Are you left of center? Right of center? I think I know, but maybe I don’t know.
I would say I’m not a big fan of labels, but that sounds kind of cliché.
You’re sounding like John Roberts.
That’s a tough one. It’s all relative. I think I’m definitely liberal on social issues. You know we’ve been unapologetically supportive of gay marriage and impatient in the sense that this needs to be done now.
What about affirmative action?
Generally, yes. That’s such a broad concept. So I think I’m socially liberal. And overall I probably average out middle of the road. In New York, I was famously the only editorial board member who was supportive of the war.
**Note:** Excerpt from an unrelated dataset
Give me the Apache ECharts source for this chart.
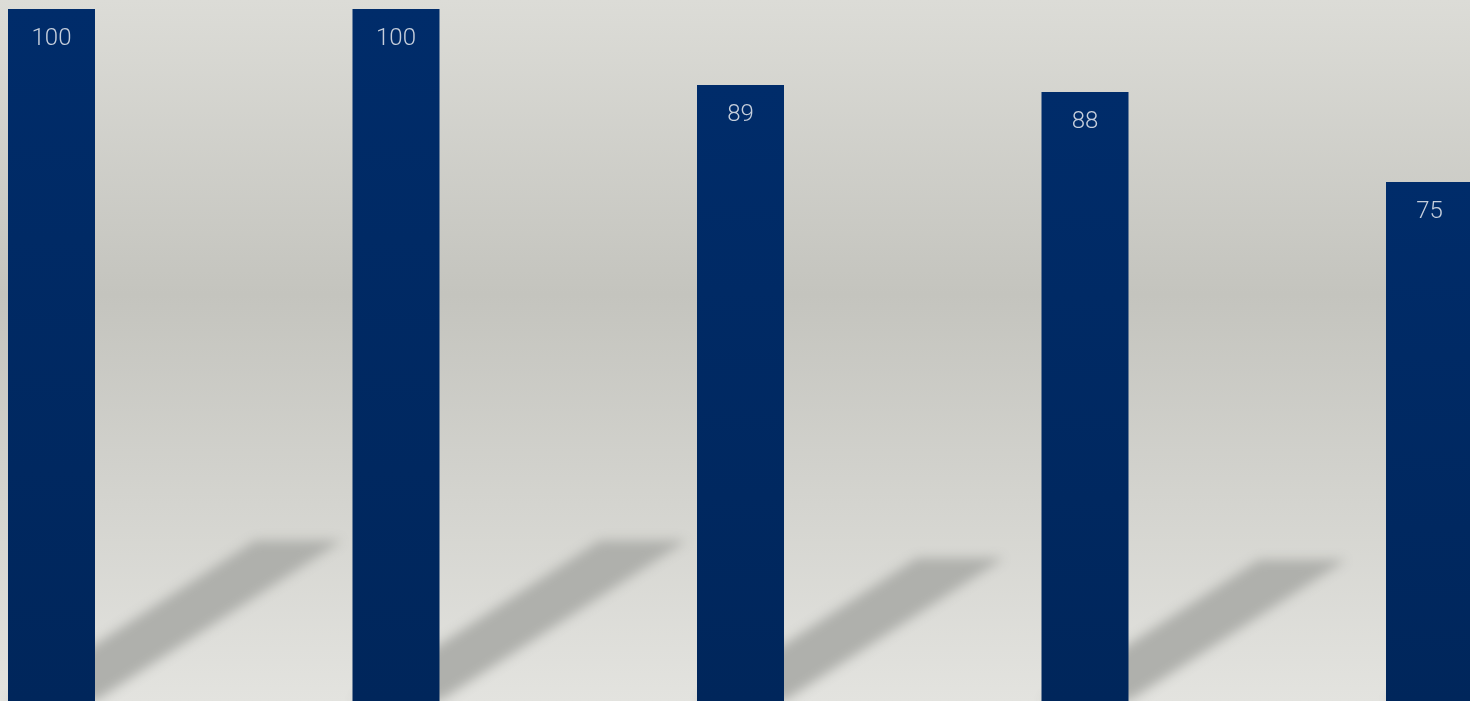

And I think because of that a lot of people think I’m more right of center than I necessarily am.
I did get a couple of e-mails from people insideThe New York Timessaying you’re more conservative than one would think. But I didn’t know why.
In the context of The New York Times editorial board, I was on the conservative end. Now, it’s all relative. I think I may be less reflexively anti-business than a lot of earnest liberal editorial writers think they need to be. Mike and I didn’t agree on everything.
What did you disagree on?
Let’s just say we didn’t agree on everything.
On the subject of Joel Stein, are you going to keep him?
(Long pause). He’s a columnist for Current and that hasn’t changed.
Is it going to change?
I don’t know.
Does he have some kind of contract where he needs to be kept for a certain amount of time?
(Long pause). Good question.
In between calling me an idiot, Kinsley said I was a fuddy-duddy because I didn’t want change. He misread what I said. I said he was chaotic in his approach, like Wile E. Coyote zigzagging through the desert. What are you going to keep, and what are you going to jettison?
Mike definitely brought a different sensibility to a major metropolitan newspaper’s opinion pages. There were days when I found myself feeling like I was the fuddy-duddy, the adult whose role was to say, “No, Michael, we can’t do that.” That was a role I wasn’t accustomed to playing because I always thought I was a pretty irreverent kind of guy. But not compared to Kinsley. It was refreshing in the sense that he had never been at a newspaper so he did challenge a lot of the conventions. And he’s a shameless experimenter. He thinks things are worth trying, and if they work, that’s great, and if they don’t you move on.
And you’re not quite like that?
I think I’m a little more mindful of the restraints a metropolitan newspaper faces that a magazine might not. And I think he had more of a magazine sensibility. I’m hoping some of that pioneering spirit will endure.
One of my main criticisms of the paper has been that, under Carroll, it cared more about Pulitzers than it cared about local coverage. I mean, they renamed the Metro section California – totally ignorant of the fact that people here in Southern California don’t give a rat’s ass about what happens in Northern California. You’re already talking about increasing local coverage, increasing local writers...
I think we’re all in agreement – [publisher] Jeff Johnson, me and Nick Goldberg – that we need more of a local presence on the Op-Ed page.
Is that something Johnson is pushing for? Or are you?
Both. He definitely wants it, and I definitely feel it’s needed, and Nick recognizes it’s an issue, too. I think the mix of subject matter of on the editorial page right now is about right. But I think the Op-Ed page mix is a bit different, and the local component needs to be ratcheted up. There are plenty of arguments as to why you don’t need to do that. But I don’t necessarily buy them. The argument is that you’ve got columnists writing on local subjects elsewhere in the paper, [Steve] Lopez obviously. But I think we do.
Why would you bring on Dennis Prager, who already has so many outlets for his opinions? It’s like you only go to the usual suspects.
It’s not something I did. Remember, up until now, my bailiwick was the Editorial Page.
So things are going to change under you?
Yeah, I think change is a constant at a paper. It’s not going to be this abrupt change, of course. But over time there’ll be some differences people will see on the Op-Ed page and Current. I’ve been devoting my last year to the Editorial page, so giving me this job, I guess, is a way of ensuring some degree of continuity there.